▶ [PROVIDED DATA]:

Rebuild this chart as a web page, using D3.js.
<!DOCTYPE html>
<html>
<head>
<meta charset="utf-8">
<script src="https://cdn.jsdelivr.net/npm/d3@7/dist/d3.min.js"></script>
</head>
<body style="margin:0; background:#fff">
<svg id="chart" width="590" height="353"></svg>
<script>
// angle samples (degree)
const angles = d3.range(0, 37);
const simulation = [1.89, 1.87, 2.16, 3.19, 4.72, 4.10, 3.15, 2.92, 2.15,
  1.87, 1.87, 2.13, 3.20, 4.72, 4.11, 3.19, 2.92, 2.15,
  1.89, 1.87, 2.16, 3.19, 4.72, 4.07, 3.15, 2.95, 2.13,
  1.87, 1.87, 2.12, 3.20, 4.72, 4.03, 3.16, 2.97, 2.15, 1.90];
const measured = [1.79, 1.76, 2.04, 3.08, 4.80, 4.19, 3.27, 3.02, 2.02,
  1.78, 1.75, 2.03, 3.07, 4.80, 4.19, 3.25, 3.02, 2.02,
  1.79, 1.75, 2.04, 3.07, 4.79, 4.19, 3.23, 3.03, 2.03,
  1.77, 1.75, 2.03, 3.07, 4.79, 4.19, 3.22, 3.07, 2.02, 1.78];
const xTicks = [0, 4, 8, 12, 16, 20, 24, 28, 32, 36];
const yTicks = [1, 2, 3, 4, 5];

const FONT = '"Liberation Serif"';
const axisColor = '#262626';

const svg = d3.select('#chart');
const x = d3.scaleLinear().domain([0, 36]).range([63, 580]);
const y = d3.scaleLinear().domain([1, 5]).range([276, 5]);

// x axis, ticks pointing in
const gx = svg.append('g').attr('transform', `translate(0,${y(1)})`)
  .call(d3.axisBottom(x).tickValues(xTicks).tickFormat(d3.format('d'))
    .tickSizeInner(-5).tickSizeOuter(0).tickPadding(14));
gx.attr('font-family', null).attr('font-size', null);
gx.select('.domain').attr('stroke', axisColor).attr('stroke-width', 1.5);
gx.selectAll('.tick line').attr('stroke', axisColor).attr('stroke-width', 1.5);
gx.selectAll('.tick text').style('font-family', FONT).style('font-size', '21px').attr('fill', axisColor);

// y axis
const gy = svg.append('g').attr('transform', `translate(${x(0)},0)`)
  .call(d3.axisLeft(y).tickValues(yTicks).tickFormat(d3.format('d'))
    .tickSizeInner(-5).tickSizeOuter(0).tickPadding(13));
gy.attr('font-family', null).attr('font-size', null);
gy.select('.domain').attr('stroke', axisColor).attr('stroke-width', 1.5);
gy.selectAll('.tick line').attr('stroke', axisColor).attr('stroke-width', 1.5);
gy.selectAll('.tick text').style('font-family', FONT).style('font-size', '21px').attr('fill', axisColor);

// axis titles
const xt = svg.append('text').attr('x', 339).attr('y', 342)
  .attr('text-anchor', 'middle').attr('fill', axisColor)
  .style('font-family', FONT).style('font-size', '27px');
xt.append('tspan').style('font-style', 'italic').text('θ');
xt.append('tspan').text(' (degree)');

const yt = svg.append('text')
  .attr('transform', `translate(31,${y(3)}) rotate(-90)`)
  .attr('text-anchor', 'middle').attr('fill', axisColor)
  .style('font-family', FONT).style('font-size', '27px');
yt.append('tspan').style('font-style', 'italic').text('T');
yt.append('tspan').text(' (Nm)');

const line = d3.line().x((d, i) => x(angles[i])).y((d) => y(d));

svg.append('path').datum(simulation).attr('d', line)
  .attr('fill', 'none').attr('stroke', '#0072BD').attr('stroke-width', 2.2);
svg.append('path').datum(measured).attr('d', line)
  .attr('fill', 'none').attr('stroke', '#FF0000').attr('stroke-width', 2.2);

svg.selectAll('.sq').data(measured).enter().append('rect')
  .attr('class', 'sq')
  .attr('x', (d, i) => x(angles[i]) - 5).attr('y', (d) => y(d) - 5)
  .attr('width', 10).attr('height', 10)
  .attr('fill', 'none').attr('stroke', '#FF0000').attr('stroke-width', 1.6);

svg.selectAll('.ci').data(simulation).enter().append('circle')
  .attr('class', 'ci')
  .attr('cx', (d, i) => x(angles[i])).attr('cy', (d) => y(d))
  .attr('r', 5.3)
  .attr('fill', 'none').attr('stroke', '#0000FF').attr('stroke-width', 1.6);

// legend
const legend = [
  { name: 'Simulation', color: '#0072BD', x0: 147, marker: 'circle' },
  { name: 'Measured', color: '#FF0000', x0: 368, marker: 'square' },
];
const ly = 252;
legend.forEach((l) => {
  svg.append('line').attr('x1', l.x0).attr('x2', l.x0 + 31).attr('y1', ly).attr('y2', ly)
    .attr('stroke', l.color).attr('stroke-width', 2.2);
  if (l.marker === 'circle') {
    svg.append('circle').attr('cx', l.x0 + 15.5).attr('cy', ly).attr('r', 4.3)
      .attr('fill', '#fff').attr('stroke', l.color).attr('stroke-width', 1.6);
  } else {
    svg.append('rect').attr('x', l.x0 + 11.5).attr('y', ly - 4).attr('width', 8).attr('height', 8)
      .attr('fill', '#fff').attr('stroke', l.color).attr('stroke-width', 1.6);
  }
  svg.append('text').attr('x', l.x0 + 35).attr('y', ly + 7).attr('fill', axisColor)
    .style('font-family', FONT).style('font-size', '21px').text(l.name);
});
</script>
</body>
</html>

▶ [PROMPT]: Restate every line of the data word for word.

▶ [RESULT OF THE EXERCISE]:
Rebuild this chart as a web page, using D3.js.
<!DOCTYPE html>
<html>
<head>
<meta charset="utf-8">
<script src="https://cdn.jsdelivr.net/npm/d3@7/dist/d3.min.js"></script>
</head>
<body style="margin:0; background:#fff">
<svg id="chart" width="590" height="353"></svg>
<script>
// angle samples (degree)
const angles = d3.range(0, 37);
const simulation = [1.89, 1.87, 2.16, 3.19, 4.72, 4.10, 3.15, 2.92, 2.15,
  1.87, 1.87, 2.13, 3.20, 4.72, 4.11, 3.19, 2.92, 2.15,
  1.89, 1.87, 2.16, 3.19, 4.72, 4.07, 3.15, 2.95, 2.13,
  1.87, 1.87, 2.12, 3.20, 4.72, 4.03, 3.16, 2.97, 2.15, 1.90];
const measured = [1.79, 1.76, 2.04, 3.08, 4.80, 4.19, 3.27, 3.02, 2.02,
  1.78, 1.75, 2.03, 3.07, 4.80, 4.19, 3.25, 3.02, 2.02,
  1.79, 1.75, 2.04, 3.07, 4.79, 4.19, 3.23, 3.03, 2.03,
  1.77, 1.75, 2.03, 3.07, 4.79, 4.19, 3.22, 3.07, 2.02, 1.78];
const xTicks = [0, 4, 8, 12, 16, 20, 24, 28, 32, 36];
const yTicks = [1, 2, 3, 4, 5];

const FONT = '"Liberation Serif"';
const axisColor = '#262626';

const svg = d3.select('#chart');
const x = d3.scaleLinear().domain([0, 36]).range([63, 580]);
const y = d3.scaleLinear().domain([1, 5]).range([276, 5]);

// x axis, ticks pointing in
const gx = svg.append('g').attr('transform', `translate(0,${y(1)})`)
  .call(d3.axisBottom(x).tickValues(xTicks).tickFormat(d3.format('d'))
    .tickSizeInner(-5).tickSizeOuter(0).tickPadding(14));
gx.attr('font-family', null).attr('font-size', null);
gx.select('.domain').attr('stroke', axisColor).attr('stroke-width', 1.5);
gx.selectAll('.tick line').attr('stroke', axisColor).attr('stroke-width', 1.5);
gx.selectAll('.tick text').style('font-family', FONT).style('font-size', '21px').attr('fill', axisColor);

// y axis
const gy = svg.append('g').attr('transform', `translate(${x(0)},0)`)
  .call(d3.axisLeft(y).tickValues(yTicks).tickFormat(d3.format('d'))
    .tickSizeInner(-5).tickSizeOuter(0).tickPadding(13));
gy.attr('font-family', null).attr('font-size', null);
gy.select('.domain').attr('stroke', axisColor).attr('stroke-width', 1.5);
gy.selectAll('.tick line').attr('stroke', axisColor).attr('stroke-width', 1.5);
gy.selectAll('.tick text').style('font-family', FONT).style('font-size', '21px').attr('fill', axisColor);

// axis titles
const xt = svg.append('text').attr('x', 339).attr('y', 342)
  .attr('text-anchor', 'middle').attr('fill', axisColor)
  .style('font-family', FONT).style('font-size', '27px');
xt.append('tspan').style('font-style', 'italic').text('θ');
xt.append('tspan').text(' (degree)');

const yt = svg.append('text')
  .attr('transform', `translate(31,${y(3)}) rotate(-90)`)
  .attr('text-anchor', 'middle').attr('fill', axisColor)
  .style('font-family', FONT).style('font-size', '27px');
yt.append('tspan').style('font-style', 'italic').text('T');
yt.append('tspan').text(' (Nm)');

const line = d3.line().x((d, i) => x(angles[i])).y((d) => y(d));

svg.append('path').datum(simulation).attr('d', line)
  .attr('fill', 'none').attr('stroke', '#0072BD').attr('stroke-width', 2.2);
svg.append('path').datum(measured).attr('d', line)
  .attr('fill', 'none').attr('stroke', '#FF0000').attr('stroke-width', 2.2);

svg.selectAll('.sq').data(measured).enter().append('rect')
  .attr('class', 'sq')
  .attr('x', (d, i) => x(angles[i]) - 5).attr('y', (d) => y(d) - 5)
  .attr('width', 10).attr('height', 10)
  .attr('fill', 'none').attr('stroke', '#FF0000').attr('stroke-width', 1.6);

svg.selectAll('.ci').data(simulation).enter().append('circle')
  .attr('class', 'ci')
  .attr('cx', (d, i) => x(angles[i])).attr('cy', (d) => y(d))
  .attr('r', 5.3)
  .attr('fill', 'none').attr('stroke', '#0000FF').attr('stroke-width', 1.6);

// legend
const legend = [
  { name: 'Simulation', color: '#0072BD', x0: 147, marker: 'circle' },
  { name: 'Measured', color: '#FF0000', x0: 368, marker: 'square' },
];
const ly = 252;
legend.forEach((l) => {
  svg.append('line').attr('x1', l.x0).attr('x2', l.x0 + 31).attr('y1', ly).attr('y2', ly)
    .attr('stroke', l.color).attr('stroke-width', 2.2);
  if (l.marker === 'circle') {
    svg.append('circle').attr('cx', l.x0 + 15.5).attr('cy', ly).attr('r', 4.3)
      .attr('fill', '#fff').attr('stroke', l.color).attr('stroke-width', 1.6);
  } else {
    svg.append('rect').attr('x', l.x0 + 11.5).attr('y', ly - 4).attr('width', 8).attr('height', 8)
      .attr('fill', '#fff').attr('stroke', l.color).attr('stroke-width', 1.6);
  }
  svg.append('text').attr('x', l.x0 + 35).attr('y', ly + 7).attr('fill', axisColor)
    .style('font-family', FONT).style('font-size', '21px').text(l.name);
});
</script>
</body>
</html>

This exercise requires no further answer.